Kurulu düzenin rehaveti içindeki Avrupa Birliği, NATO, Birleşmiş Milletler gibi ittifaklar, temel ilkelerinden uzaklaştı, dönüşüme uyum sağlayamıyor, bir anlamda çöküyorlar. ‘Şehir ya da şirket ülke’ kavramları sıkça ortalıkta dolaşmaya başladı, teknoloji kasırgasının biçimlendireceği, enerjinin baş hammadde olduğu yeni bir dünya yapılanması kapıda. Öte yandan ekonomik olduğu gibi siyasi eksenin merkezi, bir enerji kavşağına dönüşecek bölgemize kayıyor.

Yani boşuna terör sınırımıza taşınmıyor, toprağımıza tecavüzlerde bulunulmuyor, bombalar patlatılıp, darbe girişimleri ve belaltı ekonomik müdahaleler yapılmıyor. İletişim çağında saklanamayan yalanlara bulanmış buyruklar, silahlı silahsız müdahalelerle en kaba haliyle tebliğ edilmeye boşuna çalışılmıyor. 100 yıl önce olduğu gibi,”Sen bu merdiveni çıkma, aşağıda kal” diyorlar.

Ancak bir kez daha değişim talep eden dinamik toplumun dip baskısıyla çakıştı müdahaleleri. Önünde durulamıyor. Üstelik Kurtuluş Savaşı koşullarından çok başka, 100 yıldır gasp edilen ve çiğnenen haklarını da talep eden bir Türkiye var artık.

İşle seçimi yürütemiyoruz
İçeride ise varlığını seçim frenine borçlu koca bir siyaset ve bürokrasi prangası ayağında. Her seçim, iş camiası için bir kazık fren. Duruyor her şey. Seçimlerin ertesi sabahı, laf olsun diye “Artık işimize bakalım” demiyorlar. İkisini bir arada yürütemeyen bir devlet ve bürokrasi işleyişi hakim. Her seçim, önünden arkasından 1 yılı aşkın zamana maloluyor, işten kaybettirdiğinin hesabını yapamazsınız.

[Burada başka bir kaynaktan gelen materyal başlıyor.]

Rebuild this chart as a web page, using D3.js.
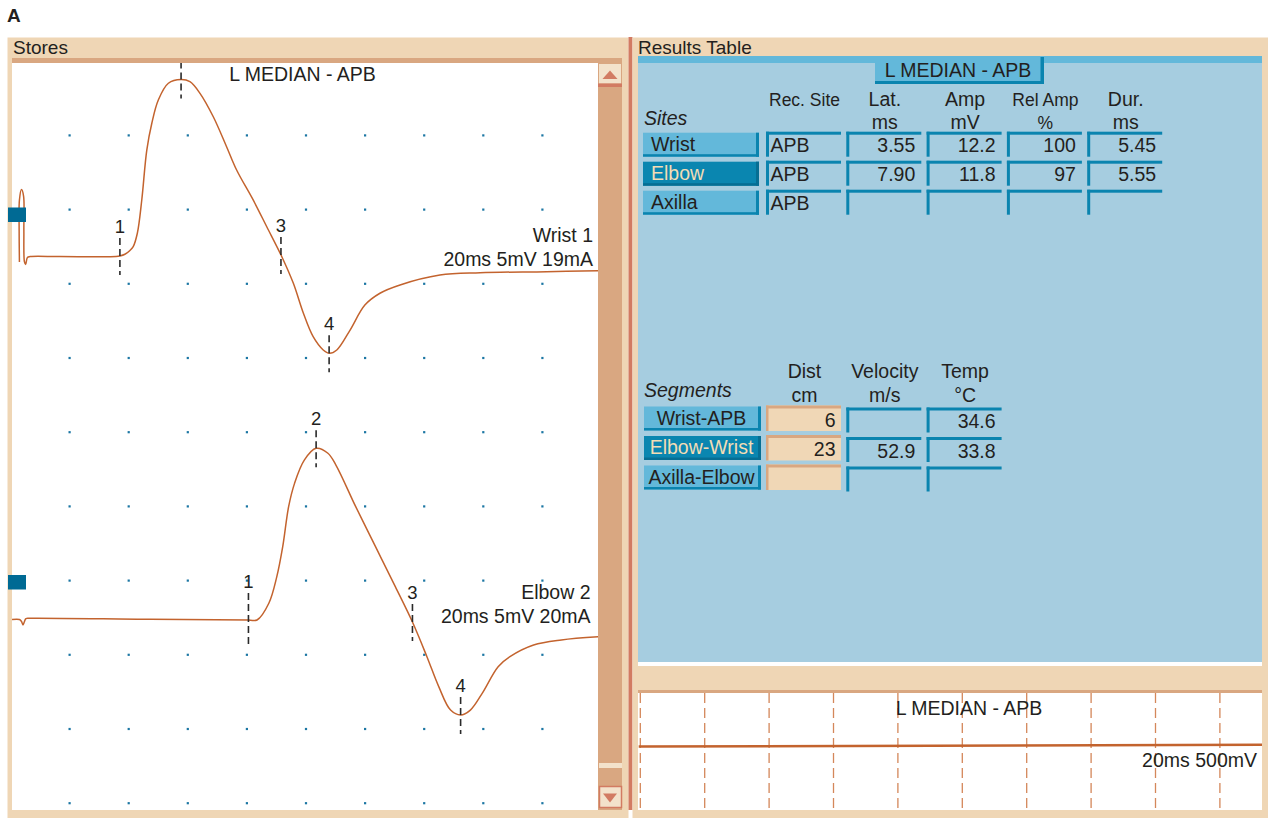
<!DOCTYPE html>
<html>
<head>
<meta charset="utf-8">
<script src="https://cdn.jsdelivr.net/npm/d3@7"></script>
<style>
  html, body { margin: 0; padding: 0; background: #fff; }
  svg { display: block; font-family: "Liberation Sans", Arial, Helvetica, sans-serif; }
</style>
</head>
<body>
<svg id="chart" width="1272" height="818"></svg>
<script>
// ---------------- data ----------------
const protocolTitle = "L MEDIAN - APB";

// Sites table
const siteNames = ["Wrist", "Elbow", "Axilla"];
const siteColumns = ["Rec. Site", "Lat.", "Amp", "Rel Amp", "Dur."];
const siteUnits = ["", "ms", "mV", "%", "ms"];
const siteRecording = ["APB", "APB", "APB"];
const siteLatency = ["3.55", "7.90", ""];     // ms
const siteAmplitude = ["12.2", "11.8", ""];   // mV
const siteRelAmp = ["100", "97", ""];         // %
const siteDuration = ["5.45", "5.55", ""];    // ms

// Segments table
const segmentNames = ["Wrist-APB", "Elbow-Wrist", "Axilla-Elbow"];
const segmentColumns = ["Dist", "Velocity", "Temp"];
const segmentUnits = ["cm", "m/s", "\u00B0C"];
const segmentDistance = ["6", "23", ""];      // cm
const segmentVelocity = ["", "52.9", ""];     // m/s
const segmentTemp = ["34.6", "33.8", ""];     // °C
const selectedRow = 1;

// Stored traces: [time ms, deflection mV (negative-up display)]
const traceNames = ["Wrist 1", "Elbow 2"];
const traceSettings = ["20ms 5mV 19mA", "20ms 5mV 20mA"];
const wristTrace = [
  [0.15, -0.34], [0.14, 1.86], [0.15, 3.92], [0.22, 4.64], [0.29, 4.19], [0.30, 1.86],
  [0.32, -0.34], [0.36, -0.52], [0.42, -0.03], [0.51, 0.03], [1.52, 0.03], [3.42, 0.03],
  [3.55, 0.07], [3.72, 0.19], [3.89, 0.45], [4.00, 0.71], [4.14, 1.63], [4.29, 3.92],
  [4.46, 7.35], [4.63, 9.19], [4.85, 10.79], [5.19, 11.94], [5.62, 12.2], [5.92, 12.05],
  [6.26, 11.25], [6.71, 9.64], [7.16, 7.58], [7.50, 5.98], [8.06, 3.92], [8.52, 2.08],
  [9.03, 0.02], [9.42, -1.81], [9.76, -3.87], [10.09, -5.48], [10.43, -6.39], [10.64, -6.62],
  [10.89, -6.39], [11.34, -5.02], [11.84, -3.30], [12.35, -2.49], [13.03, -1.92],
  [14.38, -1.24], [15.74, -1.08], [17.99, -1.01], [19.73, -0.94]
];
const elbowTrace = [
  [-0.10, 0.03], [0.15, 0.03], [0.22, -0.10], [0.27, -0.34], [0.32, -0.10], [0.37, 0.10],
  [0.51, 0.12], [4.57, 0.05], [7.90, 0.0], [8.19, 0.0], [8.59, 1.15], [8.86, 2.98],
  [9.06, 5.04], [9.26, 7.79], [9.46, 9.39], [9.79, 10.99], [10.19, 11.8], [10.59, 11.46],
  [10.86, 10.65], [11.53, 7.79], [12.20, 5.04], [12.87, 2.29], [13.45, -0.14], [13.94, -2.52],
  [14.34, -4.58], [14.74, -6.19], [15.08, -6.53], [15.41, -6.19], [15.81, -5.04],
  [16.35, -3.21], [16.75, -2.52], [17.55, -1.72], [18.49, -1.37], [19.76, -1.15]
];
// Cursor times (ms): onset, negative peak, baseline crossing, positive peak
const markerNames = ["1", "2", "3", "4"];
const wristMarkers = [3.55, 5.62, 9.00, 10.63];
const elbowMarkers = [7.90, 10.19, 13.45, 15.08];

// Live overview sweep
const overviewSettings = "20ms 500mV";
const overviewTrace = [[-0.05, 0], [19.4, 15]];   // mV

const sweepMs = 20, divisions = 10, mvPerDiv = 5;

// ---------------- drawing ----------------
const C = {
  beige: "#EFD6B5", tan: "#D9A781", salmon: "#D27B62", light: "#F3E2CB",
  pale: "#A6CDE0", bright: "#63B8DA", deep: "#0A84AF", deeper: "#066E93",
  sel: "#0A86B0", mark: "#006A94", dot: "#1B76A3", trace: "#C3632E",
  ink: "#231F20", cell: "#F0D7B6", selText: "#F3DDB5"
};
const svg = d3.select("#chart");
const rect = (g, x, y, w, h, fill) =>
  g.append("rect").attr("x", x).attr("y", y).attr("width", w).attr("height", h).attr("fill", fill);
const text = (g, x, y, s, size, anchor = "start") =>
  g.append("text").attr("x", x).attr("y", y).attr("font-size", size)
    .attr("text-anchor", anchor).attr("fill", C.ink).text(s);

text(svg, 7, 22, "A", 19).attr("font-weight", "bold");

// ---- Stores panel ----
const stores = svg.append("g");
rect(stores, 7.5, 37.5, 621, 780.5, C.beige);
text(stores, 13, 53.5, "Stores", 19);
const plot = { x: 12, y: 63, w: 586, h: 747 };
rect(stores, plot.x, plot.y, plot.w, plot.h, "#fff");
rect(stores, 12, 58, 610, 5, C.tan);

svg.append("clipPath").attr("id", "plotClip")
  .append("rect").attr("x", plot.x).attr("y", plot.y).attr("width", plot.w).attr("height", plot.h);
const inner = stores.append("g").attr("clip-path", "url(#plotClip)");

// screen divisions
const xDiv = d3.scaleLinear().domain([0, divisions]).range([10.4, 601.4]);
const yDiv = d3.scaleLinear().domain([0, divisions]).range([61.1, 803.1]);
const dots = [];
d3.range(1, divisions).forEach(i => d3.range(1, divisions + 1).forEach(j => dots.push([i, j])));
inner.append("g").selectAll("rect").data(dots).join("rect")
  .attr("x", d => xDiv(d[0]) - 1).attr("y", d => yDiv(d[1]) - 1)
  .attr("width", 2.2).attr("height", 2.2).attr("fill", C.dot);

text(inner, 302.5, 81, protocolTitle, 19.5, "middle");

// time / amplitude scales
const xTime = d3.scaleLinear().domain([0, sweepMs]).range([15, 606]);
const pxPerMv = 14.55;
const lanes = [
  { trace: wristTrace, marks: wristMarkers, base: 257, square: 207.5, labelY: [242.3, 266], labelX: 593 },
  { trace: elbowTrace, marks: elbowMarkers, base: 620, square: 575, labelY: [599.3, 622.7], labelX: 590.5 }
];

function valueAt(trace, t) {
  for (let i = trace.length - 1; i > 0; i--) {
    const a = trace[i - 1], b = trace[i];
    if (a[0] <= t && t <= b[0]) return a[1] + (b[1] - a[1]) * (t - a[0]) / (b[0] - a[0]);
  }
  return 0;
}

lanes.forEach((lane, k) => {
  const y = d3.scaleLinear().domain([0, mvPerDiv]).range([lane.base, lane.base - mvPerDiv * pxPerMv]);
  const line = d3.line().x(d => xTime(d[0])).y(d => y(d[1])).curve(d3.curveCatmullRom.alpha(0.5));
  inner.append("path").datum(lane.trace).attr("d", line)
    .attr("fill", "none").attr("stroke", C.trace).attr("stroke-width", 1.5);

  const mg = inner.append("g");
  lane.marks.forEach((t, i) => {
    const mx = xTime(t), my = y(valueAt(lane.trace, t));
    // the onset cursor of a later sweep sits a little higher with a longer tail
    const up = (k === 1 && i === 0) ? 27 : 18, down = (k === 1 && i === 0) ? 25 : 19;
    mg.append("line").attr("x1", mx).attr("x2", mx).attr("y1", my - up).attr("y2", my + down)
      .attr("stroke", "#2A2A2A").attr("stroke-width", 1.6).attr("stroke-dasharray", "7,4");
    text(mg, mx, my - up - 5, markerNames[i], 18.5, "middle");
  });

  text(inner, lane.labelX, lane.labelY[0], traceNames[k], 19.5, "end");
  text(inner, lane.labelX, lane.labelY[1], traceSettings[k], 19.5, "end");
  rect(stores, 8, lane.square, 18, 14.5, C.mark);
});

// scrollbar
rect(stores, 598, 63, 24, 747, C.tan);
rect(stores, 599, 64, 22, 19.5, C.light);
rect(stores, 598, 83.5, 24, 3.5, C.salmon);
stores.append("path").attr("d", "M610,70.5 L617.5,79 L602.5,79 Z").attr("fill", C.salmon);
rect(stores, 599, 763, 23, 5, C.light);
rect(stores, 599.5, 786.5, 22, 21, C.light).attr("stroke", C.salmon).attr("stroke-width", 1.5);
stores.append("path").attr("d", "M603,793.5 L617,793.5 L610,802.5 Z").attr("fill", C.salmon);

// divider
rect(svg, 628.5, 37, 4, 773, C.salmon);

// ---- Results panel ----
const res = svg.append("g");
rect(res, 632.5, 37.5, 635.5, 780.5, C.beige);
text(res, 638, 53.5, "Results Table", 19);
rect(res, 638, 56, 624, 606, C.pale);
rect(res, 638, 56, 624, 7, C.bright);
rect(res, 638, 662, 624, 4, "#fff");

// title tab
rect(res, 875, 57, 169, 27, C.bright);
rect(res, 1040.5, 57, 3.5, 27, C.deep);
rect(res, 875, 81, 169, 3, C.deep);
text(res, 958, 77, protocolTitle, 19.5, "middle");

const colX = d3.scaleBand().domain(d3.range(5)).range([766, 1162.2]).paddingInner(0.066);
const cellW = colX.bandwidth(), cellH = 25;

function button(g, x, y, w, label, selected, centered) {
  rect(g, x, y, w, 24, selected ? C.sel : C.bright);
  rect(g, x + w - 3, y, 3, 24, selected ? C.deeper : C.deep);
  rect(g, x, y + 21.5, w, 2.5, selected ? C.deeper : C.deep);
  const t = centered ? text(g, x + w / 2 - 1, y + 18, label, 19.5, "middle") : text(g, x + 8, y + 18, label, 19.5);
  if (selected) t.attr("fill", C.selText);
}
function sunkenCell(g, x, y, value, leftAlign) {
  rect(g, x, y, cellW, 3, C.deep);
  rect(g, x, y, 3, cellH, C.deep);
  if (value) leftAlign ? text(g, x + 4.5, y + 20.5, value, 19.5) : text(g, x + cellW - 6, y + 20.5, value, 19.5, "end");
}
function entryCell(g, x, y, value) {
  rect(g, x, y, cellW, cellH + 0.5, C.cell);
  rect(g, x, y, cellW, 3, C.tan);
  rect(g, x, y, 2.5, cellH + 0.5, C.tan);
  if (value) text(g, x + cellW - 5.5, y + 21, value, 19.5, "end");
}

// Sites
text(res, 644, 125, "Sites", 19.5).attr("font-style", "italic");
siteColumns.forEach((c, i) => {
  const cx = colX(i) + cellW / 2 + 1;
  const small = c === "Rec. Site" || c === "Rel Amp";
  text(res, cx, 106, c, small ? 17.5 : 19.5, "middle");
  if (siteUnits[i]) text(res, cx, 128.5, siteUnits[i], small ? 17.5 : 19.5, "middle");
});
const siteRowY = d3.scaleLinear().domain([0, 1]).range([131.7, 160.7]);
const siteValues = [siteRecording, siteLatency, siteAmplitude, siteRelAmp, siteDuration];
siteNames.forEach((name, r) => {
  const y0 = siteRowY(r);
  button(res, 643, y0 + 1, 116, name, r === selectedRow, false);
  siteValues.forEach((vals, c) => sunkenCell(res, colX(c), y0, vals[r], c === 0));
});

// Segments
text(res, 644, 397, "Segments", 19.5).attr("font-style", "italic");
segmentColumns.forEach((c, i) => {
  const cx = colX(i) + cellW / 2 + 1;
  text(res, cx, 378, c, 19.5, "middle");
  text(res, cx, 401.5, segmentUnits[i], 19.5, "middle");
});
const segRowY = d3.scaleLinear().domain([0, 1]).range([405.5, 435]);
segmentNames.forEach((name, r) => {
  const y0 = segRowY(r);
  button(res, 644, y0 + 1, 117, name, r === selectedRow, true);
  entryCell(res, colX(0), y0, segmentDistance[r]);
  sunkenCell(res, colX(1), y0 + 2, segmentVelocity[r], false);
  sunkenCell(res, colX(2), y0 + 2, segmentTemp[r], false);
});

// ---- live overview ----
const ov = { x: 638, y: 693, w: 624, h: 117 };
rect(res, ov.x, 690, ov.w, 3.5, C.tan);
rect(res, ov.x, ov.y, ov.w, ov.h, "#fff");
svg.append("clipPath").attr("id", "ovClip")
  .append("rect").attr("x", ov.x).attr("y", ov.y).attr("width", ov.w).attr("height", ov.h);
const ovg = res.append("g").attr("clip-path", "url(#ovClip)");
const xOv = d3.scaleLinear().domain([0, sweepMs]).range([640.3, 1284.3]);
const yOv = d3.scaleLinear().domain([0, 500]).range([746.6, 682.2]);
ovg.selectAll("line.grid").data(xOv.ticks(divisions)).join("line")
  .attr("class", "grid")
  .attr("x1", d => xOv(d)).attr("x2", d => xOv(d)).attr("y1", ov.y).attr("y2", ov.y + ov.h)
  .attr("stroke", "#D4875A").attr("stroke-width", 1.3).attr("stroke-dasharray", "10,5");
ovg.append("path").datum(overviewTrace)
  .attr("d", d3.line().x(d => xOv(d[0])).y(d => yOv(d[1])))
  .attr("stroke", C.trace).attr("stroke-width", 2.5).attr("fill", "none");
text(ovg, 969, 715, protocolTitle, 19.5, "middle");
text(ovg, 1257, 766.5, overviewSettings, 19.5, "end");
</script>
</body>
</html>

Yeni dünyanın ülkeleri, kimseye yaslanmadan, güvenmeden kendi bileğinin hakkıyla alacak masadaki yerini. Şu yukarıda çizdiğimiz Türkiye, 4 yılını seçimlere kilitleyerek bekleyecek zamanı ve sabrı olan bir ülkeye benziyor mu? Bakan değişse “Başa dönüyoruz” diye yerinden hoplayan iş camiası, 4 yıldır dudaklarını ısırıyor. Halkoylamamız da bitti çok şükür, bürokratların rahatını bozalım da hakikaten işimize bakalım artık!